ECLI:NL:CBB:2025:43

College van Beroep voor het bedrijfsleven

Datum uitspraak
13 januari 2025
Publicatiedatum
24 januari 2025
Zaaknummer
23/1865
Instantie
College van Beroep voor het bedrijfsleven
Type
Uitspraak
Rechtsgebied
Bestuursrecht
Procedures
  • Verzet
Vindplaatsen
  • Rechtspraak.nl
AI samenvatting door LexboostAutomatisch gegenereerd

Verzet tegen besluit subsidie COVID-19 en bekendmakingseisen

In deze zaak heeft de onderneming, aangeduid als [naam 1] B.V., verzet aangetekend tegen een eerdere uitspraak van het College van Beroep voor het Bedrijfsleven. De uitspraak betreft de vaststelling van een subsidie voor de periode Q3 2021 op basis van de Regeling subsidie vaste lasten financiering COVID-19. De onderneming stelde dat zij het vaststellingsbesluit van 9 februari 2023 niet had ontvangen en dat zij er op mocht vertrouwen dat zij dit besluit ook per post of e-mail zou ontvangen, gezien het contact dat zij had gehad met de RVO. Het College heeft echter geoordeeld dat het besluit op de juiste wijze is bekendgemaakt, aangezien het in de digitale omgeving was geplaatst en een notificatie was verzonden naar het opgegeven e-mailadres.
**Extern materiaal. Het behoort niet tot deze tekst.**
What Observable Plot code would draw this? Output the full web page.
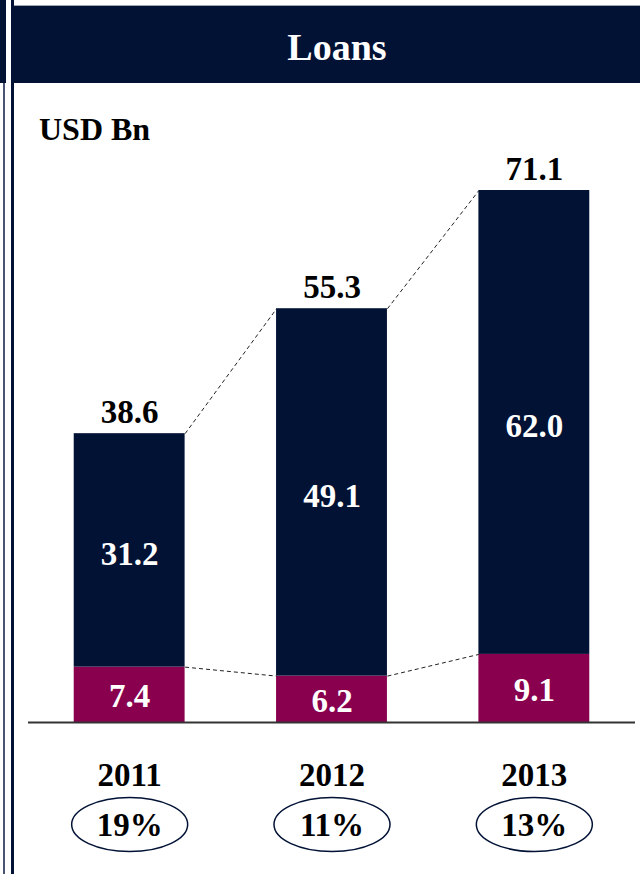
<!DOCTYPE html>
<html>
<head>
<meta charset="utf-8">
<script src="https://cdn.jsdelivr.net/npm/d3@7"></script>
<script src="https://cdn.jsdelivr.net/npm/@observablehq/plot@0.6"></script>
<style>
  html, body { margin: 0; padding: 0; background: #fff; }
  body { width: 640px; height: 874px; overflow: hidden; position: relative;
         font-family: "Liberation Serif", "Times New Roman", serif; }
  .prev-head { position: absolute; left: 0; top: 0; width: 6px; height: 83px; background: #011235; }
  .line-thin { position: absolute; left: 3px; top: 83px; width: 2px; height: 791px; background: #4a5374; }
  .line-thick { position: absolute; left: 11px; top: 0; width: 3px; height: 874px; background: #011235; }
  .header { position: absolute; left: 14px; top: 5px; width: 646px; height: 78px; background: #011235;
            border-top: 1px solid #a0a6b4; box-sizing: border-box; overflow: hidden;
            color: #fff; font-weight: bold; font-size: 38px; text-align: center; line-height: 82px; }
  .unit { position: absolute; left: 39px; top: 111px; font-weight: bold; font-size: 32px; color: #000; }
  #chart { position: absolute; left: 0; top: 83px; }
</style>
</head>
<body>
<div class="prev-head"></div>
<div class="line-thin"></div>
<div class="line-thick"></div>
<div class="header">Loans</div>
<div class="unit">USD Bn</div>
<div id="chart"></div>
<script>
// ---- data ----
const years = ["2011", "2012", "2013"];
const mainLoans = [31.2, 49.1, 62.0];   // navy segment
const otherLoans = [7.4, 6.2, 9.1];     // magenta segment
const totals = [38.6, 55.3, 71.1];
const growth = ["19%", "11%", "13%"];

// ---- styling ----
const NAVY = "#011235";
const MAGENTA = "#88004e";
const W = 0.274; // half bar width in index units
const fmt = d3.format(".1f");

const rows = years.map((y, i) => ({
  i, year: y, main: mainLoans[i], other: otherLoans[i], total: totals[i], growth: growth[i]
}));
const pairs = rows.slice(0, -1).map((d, k) => ({a: d, b: rows[k + 1]}));

const ellipse = {
  draw(ctx) {
    const a = 58, b = 27, k = 0.5523;
    ctx.moveTo(a, 0);
    ctx.bezierCurveTo(a, k * b, k * a, b, 0, b);
    ctx.bezierCurveTo(-k * a, b, -a, k * b, -a, 0);
    ctx.bezierCurveTo(-a, -k * b, -k * a, -b, 0, -b);
    ctx.bezierCurveTo(k * a, -b, a, -k * b, a, 0);
    ctx.closePath();
  }
};

const txt = {fontFamily: "Liberation Serif", fontWeight: "bold", fontSize: 33, lineAnchor: "middle"};

const chart = Plot.plot({
  width: 640,
  height: 791,
  marginLeft: 28,
  marginRight: 5,
  marginTop: 107,
  marginBottom: 152,
  x: {type: "linear", domain: [-0.5, 2.5], axis: null},
  y: {domain: [0, 71.1], axis: null},
  style: {background: "transparent", fontFamily: "Liberation Serif"},
  marks: [
    // magenta segment
    Plot.rectY(rows, {x1: d => d.i - W, x2: d => d.i + W, y1: 0, y2: d => d.other, fill: MAGENTA}),
    // navy segment
    Plot.rectY(rows, {x1: d => d.i - W, x2: d => d.i + W, y1: d => d.other, y2: d => d.other + d.main, fill: NAVY}),
    // dashed connectors (totals)
    Plot.link(pairs, {x1: p => p.a.i + W, y1: p => p.a.total, x2: p => p.b.i - W, y2: p => p.b.total,
      stroke: "#222", strokeWidth: 1, strokeDasharray: "4,3"}),
    // dashed connectors (magenta tops)
    Plot.link(pairs, {x1: p => p.a.i + W, y1: p => p.a.other, x2: p => p.b.i - W, y2: p => p.b.other,
      stroke: "#222", strokeWidth: 1, strokeDasharray: "4,3"}),
    // baseline
    Plot.ruleY([0], {stroke: "#333", strokeWidth: 2}),
    // totals
    Plot.text(rows, {...txt, x: "i", y: "total", text: d => fmt(d.total), fill: "#000", dy: -21}),
    // inner labels
    Plot.text(rows, {...txt, x: "i", y: d => d.other + d.main / 2, text: d => fmt(d.main), fill: "#fff", dy: 4}),
    Plot.text(rows, {...txt, x: "i", y: d => d.other / 2, text: d => fmt(d.other), fill: "#fff", dy: 2}),
    // year labels
    Plot.text(rows, {...txt, x: "i", y: 0, text: "year", fill: "#000", dy: 53}),
    // growth ellipses
    Plot.dot(rows, {x: "i", y: 0, symbol: ellipse, r: 1, stroke: NAVY, strokeWidth: 1.5, fill: "none", dy: 102}),
    Plot.text(rows, {...txt, x: "i", y: 0, text: "growth", fill: "#000", dy: 103})
  ]
});
document.getElementById("chart").append(chart);
</script>
</body>
</html>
De minister was niet verplicht om het besluit ook per post of e-mail te versturen. Het College verklaarde het verzet ongegrond, waarbij het benadrukte dat het risico van het niet opmerken van de notificatie voor rekening van de onderneming komt. De uitspraak werd gedaan op 13 januari 2025, en het College verwees naar een eerdere uitspraak van 30 januari 2024 ter ondersteuning van zijn beslissing.

Uitspraak

proces-verbaal uitspraak

COLLEGE VAN BEROEP VOOR HET BEDRIJFSLEVEN

zaaknummer: 23/1865
proces-verbaal van de mondelinge uitspraak van de enkelvoudige kamer van 13 januari 2025

Rechter: mr. R.W.L. Koopmans

Griffier: mr. A. Verhoeven

Partijen

[naam 1] B.V., te [plaats] , (de onderneming), waarvoor aanwezig zijn mr. P. van Rooij en [naam 2]
en
de minister van Economische Zaken, vertegenwoordigd door mr. S. Piron en C. Zieleman

Beslissing

Het College verklaart het verzet ongegrond.

Overwegingen

De ondernemer heeft verzet gedaan tegen de uitspraak van het College met toepassing van artikel 8:54 van de Algemene wet bestuursrecht, dus zonder zitting, van 18 juni 2024. Met deze uitspraak heeft het College het beroep van de onderneming (kennelijk) ongegrond verklaard en geoordeeld dat de minister het bezwaar van de onderneming met het besluit op bezwaar van 14 september 2023 terecht niet-ontvankelijk heeft verklaard. De onderneming heeft namelijk naar het oordeel van het College zonder goede redenen buiten de termijn bezwaar gemaakt tegen het besluit van 9 februari 2023 tot vaststelling van de subsidie voor de periode Q3 2021 op grond van de Regeling subsidie vaste lasten financiering COVID-19.
De onderneming heeft aangevoerd dat zij het vaststellingsbesluit van 9 februari 2023 niet heeft ontvangen. De onderneming stelt dat zij tijdens de aanvraagprocedure geregeld contact heeft gehad met de RVO via e-mail en brieven en dat zij er daarom op mocht vertrouwen dat, ondanks dat zij bij aanvraag heeft aangevinkt via het digitale platform informatie te willen ontvangen, zij het vaststellingsbesluit ook via brief/e-mail zou ontvangen. De onderneming is hard getroffen door de coronacrisis en is niet in staat om het voorschot terug te betalen.
Het College stelt vast dat vaststellingsbesluit op de juiste wijze is bekendgemaakt. De minister heeft het vaststellingsbesluit in de digitale omgeving geplaatst en daarop is een notificatie verzonden aan het door de onderneming bij de aanvraag opgegeven e-mailadres. De minister is niet verplicht om naast het plaatsen van het besluit in de digitale omgeving, waarvoor de onderneming toestemming heeft gegeven, het besluit ook nog per post of e-mail te versturen. Het komt voor rekening en risico van de onderneming als de notificatie niet wordt opgemerkt, ook in het geval de onderneming zich heeft laten bijstaan door een gemachtigde.
4 Het feit dat een besluit ingrijpend van aard is dan wel grote financiële gevolgen heeft, speelt geen rol bij de verschoonbaarheid van een termijnoverschrijding. Het College verwijst naar zijn uitspraak van 30 januari 2024 (ECLI:NL:CBB:2024:31).